Okay; mostly the name of the game is survival.

We played the opening chapter of Left 4 Dead 2, 'Dead Center', in which the four survivors - Coach, Ellis, Nick and Rochelle - are left behind by the last chopper out of town and have to make their way to a shopping mall to steal a stock car. One of the defining traits of the sequel was that it got much more inventive with its campaign finales. In Left 4 Dead mostly you were holding off the horde while waiting for rescue. Dead Centre borrows from the exception, Dead Air, in which the survivors have to refuel a plane as the horde attacks. In this case, you're gassing up a stock car in the middle of the mall and feeling more than a little bit Dawn of the Dead while you're doing it. It's not as good as later levels, like the one where you have to try to attract rescue by setting off a heavy metal band's stage fireworks, but it's pretty damn good.
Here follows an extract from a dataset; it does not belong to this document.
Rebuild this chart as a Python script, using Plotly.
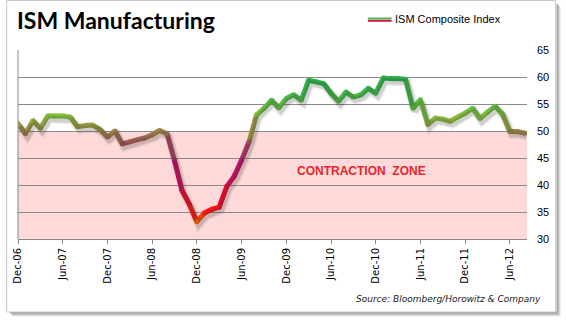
import pandas as pd
import plotly.graph_objects as go

# ISM Composite Index, monthly, Dec-2006 .. Aug-2012
ism = [
    51.4, 49.5, 51.9, 50.5, 52.8, 52.8, 52.8, 52.6, 50.8, 51.0, 51.1, 50.3,   # Dec-06 .. Nov-07
    48.9, 50.0, 47.6, 48.0, 48.4, 48.7, 49.3, 50.1, 49.5, 44.5, 39.0, 36.4,   # Dec-07 .. Nov-08
    33.2, 34.8, 35.5, 35.9, 39.7, 41.6, 44.6, 48.0, 53.0, 54.2, 55.7, 54.3,   # Dec-08 .. Nov-09
    56.0, 56.7, 55.7, 59.4, 59.1, 58.8, 57.0, 55.5, 57.2, 56.3, 56.7, 57.9,   # Dec-09 .. Nov-10
    57.0, 59.8, 59.7, 59.7, 59.6, 54.2, 55.8, 51.2, 52.4, 52.2, 51.8, 52.6,   # Dec-10 .. Nov-11
    53.3, 54.2, 52.3, 53.5, 54.6, 53.2, 49.9, 49.9, 49.6,                     # Dec-11 .. Aug-12
]
months = list(pd.date_range("2006-12-01", periods=len(ism), freq="MS").strftime("%b-%y"))
tick_labels = ["Dec-06", "Jun-07", "Dec-07", "Jun-08", "Dec-08", "Jun-09",
               "Dec-09", "Jun-10", "Dec-10", "Jun-11", "Dec-11", "Jun-12"]
tick_pos = [months.index(t) for t in tick_labels]
contraction_level = 50
y_min, y_max = 30, 65

# value -> line colour (orange/red at the lows, olive near 50, green at the highs)
color_stops = [
    (33.0, (255, 120, 0)),
    (35.0, (255, 20, 20)),
    (38.0, (235, 10, 50)),
    (42.0, (200, 15, 100)),
    (45.0, (178, 28, 115)),
    (47.5, (165, 80, 92)),
    (50.0, (160, 135, 72)),
    (52.5, (140, 195, 60)),
    (55.0, (95, 190, 70)),
    (58.0, (52, 182, 75)),
    (61.0, (40, 175, 75)),
]


def value_color(v):
    if v <= color_stops[0][0]:
        c = color_stops[0][1]
    elif v >= color_stops[-1][0]:
        c = color_stops[-1][1]
    else:
        for (v0, c0), (v1, c1) in zip(color_stops, color_stops[1:]):
            if v0 <= v <= v1:
                t = (v - v0) / (v1 - v0)
                c = tuple(round(a + (b - a) * t) for a, b in zip(c0, c1))
                break
    return "rgb(%d,%d,%d)" % c


# figure geometry (pixels)
W, H = 566, 321
ML, MR, MT, MB = 12, 39, 50, 82
PW, PH = W - ML - MR, H - MT - MB
x_range = [0, len(ism) - 0.7]
px_per_x = PW / (x_range[1] - x_range[0])
px_per_y = PH / (y_max - y_min)


def px(xp):
    return (xp - ML) / PW


def py(yp):
    return (H - MB - yp) / PH


fig = go.Figure()
xs = list(range(len(ism)))

# soft drop shadow, drawn on an overlaid axis pair nudged right/down
for w, a in [(9, 0.07), (6, 0.16)]:
    fig.add_trace(go.Scatter(
        x=xs, y=ism, mode="lines", xaxis="x2", yaxis="y2",
        line=dict(color="rgba(40,40,40,%.2f)" % a, width=w),
        hoverinfo="skip", showlegend=False,
    ))

# gradient-coloured line, one segment per month
for i in range(len(ism) - 1):
    fig.add_trace(go.Scatter(
        x=xs[i:i + 2], y=ism[i:i + 2], mode="lines",
        line=dict(color=value_color((ism[i] + ism[i + 1]) / 2), width=5),
        showlegend=False, hoverinfo="skip",
    ))
fig.add_trace(go.Scatter(
    x=xs, y=ism, mode="markers",
    marker=dict(size=5, color=[value_color(v) for v in ism], line=dict(width=0)),
    showlegend=False, name="ISM Composite Index",
))

shapes = [
    # contraction zone band
    dict(type="rect", xref="paper", yref="y", x0=0, x1=1, y0=y_min, y1=contraction_level,
         fillcolor="#fdd9d9", line=dict(width=0), layer="below"),
    # left axis line
    dict(type="line", xref="paper", yref="paper", x0=0, x1=0, y0=0, y1=1,
         line=dict(color="#8a8a8a", width=1)),
    # legend sample
    dict(type="line", xref="paper", yref="paper", x0=px(366), x1=px(390), y0=py(18.5), y1=py(18.5),
         line=dict(color="#4cb84a", width=2)),
    dict(type="line", xref="paper", yref="paper", x0=px(366), x1=px(390), y0=py(20.8), y1=py(20.8),
         line=dict(color="#d8194a", width=2)),
    # outer frame with shadow
    dict(type="rect", xref="paper", yref="paper", x0=px(0.5), x1=px(556), y0=py(0.5), y1=py(312),
         line=dict(color="#c8c8c8", width=1), fillcolor="rgba(0,0,0,0)", layer="below"),
]
for k, a in enumerate([0.55, 0.4, 0.25, 0.12]):
    shapes.append(dict(type="line", xref="paper", yref="paper",
                       x0=px(557.5 + k), x1=px(557.5 + k), y0=py(4 + k), y1=py(313 + k),
                       line=dict(color="rgba(60,60,60,%.2f)" % a, width=1)))
    shapes.append(dict(type="line", xref="paper", yref="paper",
                       x0=px(4 + k), x1=px(557.5 + k), y0=py(313 + k), y1=py(313 + k),
                       line=dict(color="rgba(60,60,60,%.2f)" % a, width=1)))

annotations = [
    dict(text="<b>ISM Manufacturing</b>", xref="paper", yref="paper", x=px(9), y=py(20),
         xanchor="left", yanchor="middle", showarrow=False,
         font=dict(family="Lato", size=23, color="#000000")),
    dict(text="ISM Composite Index", xref="paper", yref="paper", x=px(391), y=py(19.5),
         xanchor="left", yanchor="middle", showarrow=False,
         font=dict(family="Liberation Sans", size=11, color="#000000")),
    dict(text="<b>CONTRACTION  ZONE</b>", xref="paper", yref="paper", x=px(360), y=py(171),
         xanchor="center", yanchor="middle", showarrow=False,
         font=dict(family="Liberation Sans", size=12, color="#e8262a")),
    dict(text="<i>Source: Bloomberg/Horowitz &amp; Company</i>", xref="paper", yref="paper",
         x=px(543), y=py(299), xanchor="right", yanchor="middle", showarrow=False,
         font=dict(family="DejaVu Sans", size=9, color="#202020")),
]

fig.update_layout(
    width=W, height=H, autosize=False,
    margin=dict(l=ML, r=MR, t=MT, b=MB),
    paper_bgcolor="white", plot_bgcolor="rgba(0,0,0,0)",
    showlegend=False,
    shapes=shapes, annotations=annotations,
    xaxis=dict(
        range=x_range, tickmode="array", tickvals=tick_pos, ticktext=tick_labels,
        tickangle=-90, ticks="outside", ticklen=4, tickcolor="#8a8a8a",
        showline=True, linecolor="#8a8a8a", linewidth=1,
        showgrid=False, zeroline=False,
        tickfont=dict(family="DejaVu Sans", size=10, color="#000000"),
    ),
    yaxis=dict(
        range=[y_min, y_max], dtick=5, side="right",
        showgrid=True, gridcolor="#8a8a8a", gridwidth=1,
        ticks="", showline=False, zeroline=False, ticklabelstandoff=9,
        tickfont=dict(family="Liberation Sans", size=11, color="#000000"),
    ),
    xaxis2=dict(overlaying="x", visible=False,
                range=[x_range[0] - 2 / px_per_x, x_range[1] - 2 / px_per_x]),
    yaxis2=dict(overlaying="y", visible=False,
                range=[y_min + 3 / px_per_y, y_max + 3 / px_per_y]),
)

fig.write_html("out.html")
The campaign manages some solid set pieces. A desperate rush through a burning building is impressively tense for all that the flames are mostly a route map, and the crying of the Witch and the Tank's distinctive brass theme are still enough to fill me with terror.
This image was clearly chosen to represent the gestures that I
wound up making as my buddies drove off into the sunset in an
APC without me. AGAIN.

I found that Andrew has a tendency to rush ahead, which I suspect would have stood us in poor stead on a higher difficulty, but I dialed it back since it's been a while. Notably, he got about twice as many kills as I did, but took roughly three times as much damage. He was also completely not there for me when I was pummeled half to death by a Charger, and don't think that that will be forgotten any time soon.

I'd forgotten how personal this game could feel, although in the final analysis we did all get away, whereas back in the day I got left behind a lot. The story of my early L4D experience is summed up by a picture of a dude standing on a jetty, clutching a pipe bomb as the boat pulls out and the horde charges in.

* Because I did the Monkees joke already.